Egypt’s trade deficit widened to $4.8bn in January 2026, up from $4.2bn in the same month of 2025, marking a 15% year-on-year increase, according to Central Agency for Public Mobilization and Statistics (CAPMAS).
In a statement issued on Monday, the agency said the rise in the deficit was primarily driven by a sharp decline in exports, which fell by 20.3% to $3.6bn in January 2026, compared with $4.5bn a year earlier. The drop was largely attributed to lower export values across several key commodities, including fertilisers, which plunged by 47.1%, plastics in primary forms, down by 21.3%, dried legumes, down by 47.8%, and food pastes and miscellaneous food preparations, which edged lower by 0.4%.

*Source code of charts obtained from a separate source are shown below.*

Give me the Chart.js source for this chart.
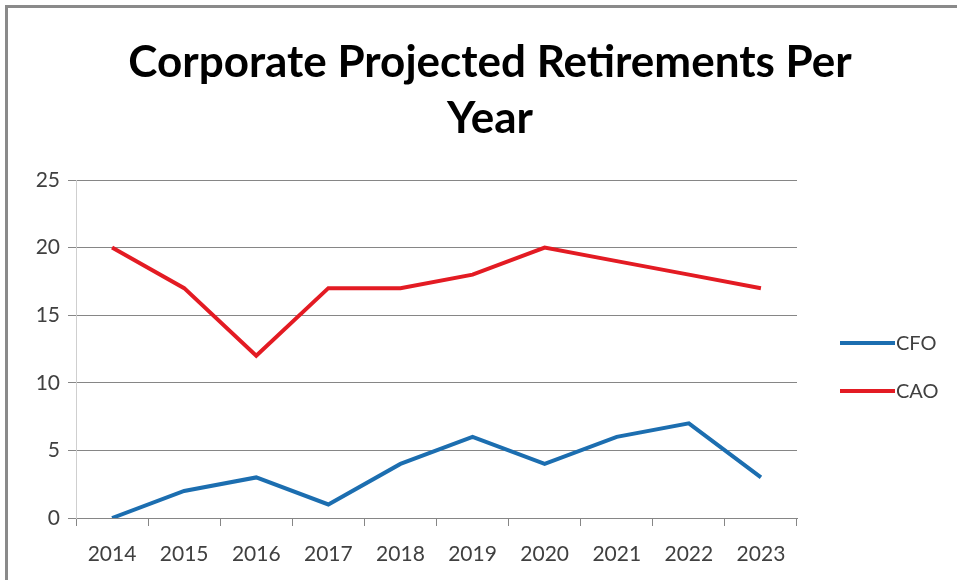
<!DOCTYPE html>
<html>
<head>
<meta charset="utf-8">
<script src="https://cdn.jsdelivr.net/npm/chart.js@4"></script>
<style>
  html, body { margin: 0; padding: 0; background: #fff; }
  #wrap { position: relative; width: 957px; height: 580px; overflow: hidden; }
  #frame { position: absolute; left: 5px; top: 5px; width: 1000px; height: 700px;
           border-left: 3px solid #8a8a8a; border-top: 3px solid #8a8a8a; }
  canvas { position: absolute; left: 0; top: 0; }
</style>
</head>
<body>
<div id="wrap">
  <div id="frame"></div>
  <canvas id="chart" width="957" height="580"></canvas>
</div>
<script>
const YEARS = ['2014', '2015', '2016', '2017', '2018', '2019', '2020', '2021', '2022', '2023'];
const CFO = [0, 2, 3, 1, 4, 6, 4, 6, 7, 3];
const CAO = [20, 17, 12, 17, 17, 18, 20, 19, 18, 17];
const TITLE_LINES = ['Corporate Projected Retirements Per', 'Year'];

const FONT = "Lato, 'Open Sans', sans-serif";

// Title centred over the whole chart (Excel style), not just the plot box
const bigTitle = {
  id: 'bigTitle',
  afterDraw(chart) {
    const { ctx } = chart;
    ctx.save();
    ctx.font = "bold 44px " + FONT;
    ctx.fillStyle = '#000';
    ctx.textAlign = 'center';
    ctx.textBaseline = 'middle';
    TITLE_LINES.forEach((t, i) => ctx.fillText(t, 490, 63 + i * 56));
    ctx.restore();
  }
};

// Legend drawn on the right: short line then label
const sideLegend = {
  id: 'sideLegend',
  afterDraw(chart) {
    const { ctx } = chart;
    ctx.save();
    ctx.font = "20px " + FONT;
    ctx.textBaseline = 'middle';
    chart.data.datasets.forEach((ds, i) => {
      const y = 343 + i * 48;
      ctx.strokeStyle = ds.borderColor;
      ctx.lineWidth = 4;
      ctx.beginPath();
      ctx.moveTo(840, y);
      ctx.lineTo(895, y);
      ctx.stroke();
      ctx.fillStyle = '#404040';
      ctx.fillText(ds.label, 896, y + 1);
    });
    ctx.restore();
  }
};

new Chart(document.getElementById('chart'), {
  type: 'line',
  plugins: [bigTitle, sideLegend],
  data: {
    labels: YEARS,
    datasets: [
      {
        label: 'CFO',
        data: CFO,
        borderColor: '#1c6eb0',
        borderWidth: 4,
        pointRadius: 0,
        tension: 0
      },
      {
        label: 'CAO',
        data: CAO,
        borderColor: '#e31b23',
        borderWidth: 4,
        pointRadius: 0,
        tension: 0
      }
    ]
  },
  options: {
    responsive: false,
    animation: false,
    layout: { padding: { left: 20, right: 160, top: 180, bottom: 5 } },
    plugins: {
      legend: { display: false },
      tooltip: { enabled: false },
      title: { display: false }
    },
    scales: {
      x: {
        offset: true,
        grid: { display: true, offset: true, drawOnChartArea: false, drawTicks: true,
                tickLength: 8, color: '#868686' },
        border: { color: '#868686' },
        ticks: { color: '#404040', font: { family: FONT, size: 21 }, padding: 16 },
        afterFit(scale) { scale.height = 57; }
      },
      y: {
        min: 0,
        max: 25,
        ticks: { stepSize: 5, color: '#404040', font: { family: FONT, size: 21 }, padding: 8 },
        grid: { color: '#868686', tickLength: 8 },
        border: { color: '#cfcfcf' },
        afterFit(scale) { scale.width = 56; }
      }
    }
  }
});
</script>
</body>
</html>
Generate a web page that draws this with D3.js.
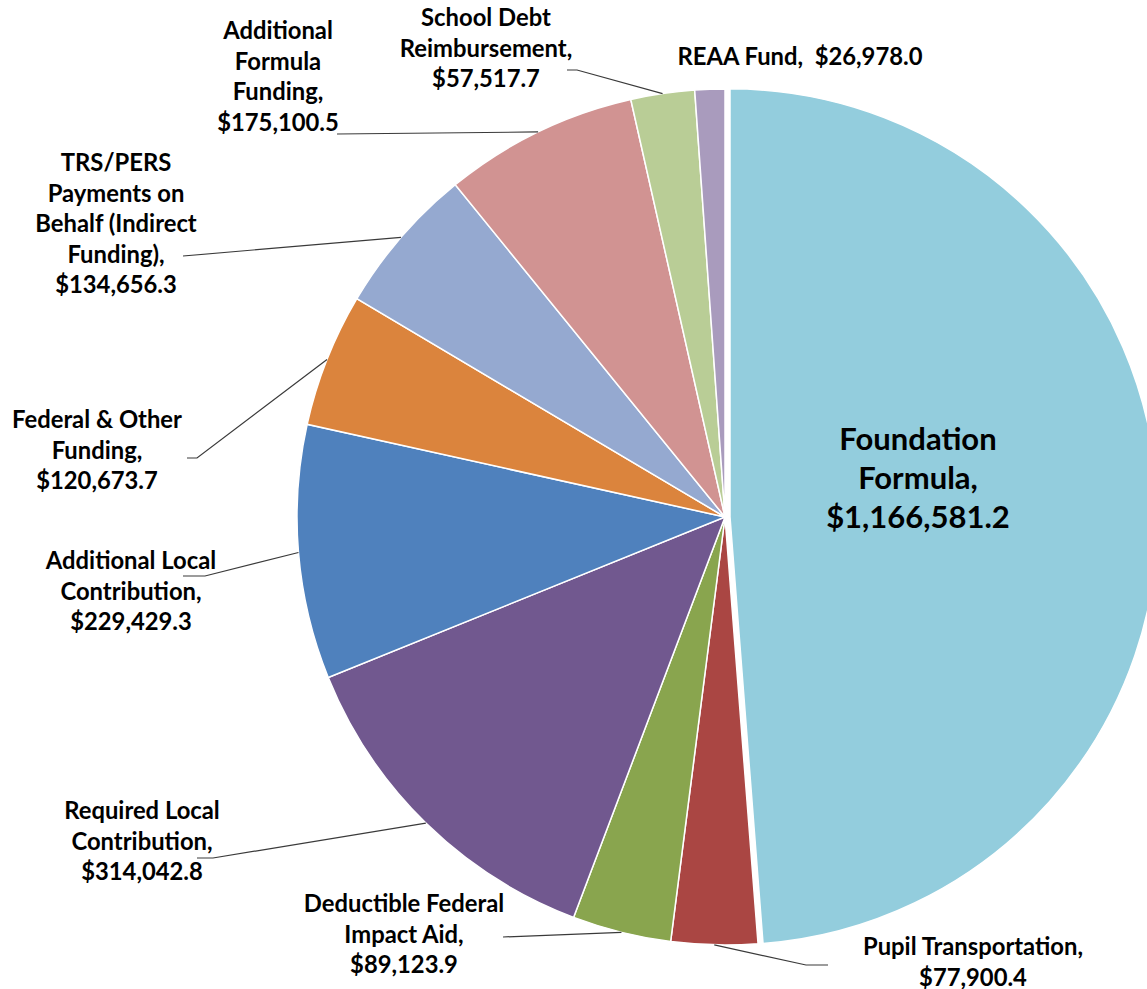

Despite the overall decline, exports of some goods recorded notable growth. Fresh fruit exports rose by 35.1%, while petroleum products increased by 17.5%. Ready-made garments climbed by 7.3%, and iron products, including bars, rods, angles, and wires, grew by 5.6%.
On the import side, CAPMAS reported a 3.2% year-on-year decline, with total imports falling to $8.4bn in January 2026 from $8.7bn in January 2025. The decrease was mainly driven by reduced imports of petroleum products, down by 26.5%, raw materials of iron and steel, down by 10.2%, wheat, down by 11%, and plastics in primary forms, which declined by 16.4%.
However, imports of several other commodities increased, partially offsetting the overall decline. Natural gas imports rose by 3.6%, maize surged by 39.4%, passenger cars increased by 40.9%, and soybeans were up by 6.1%.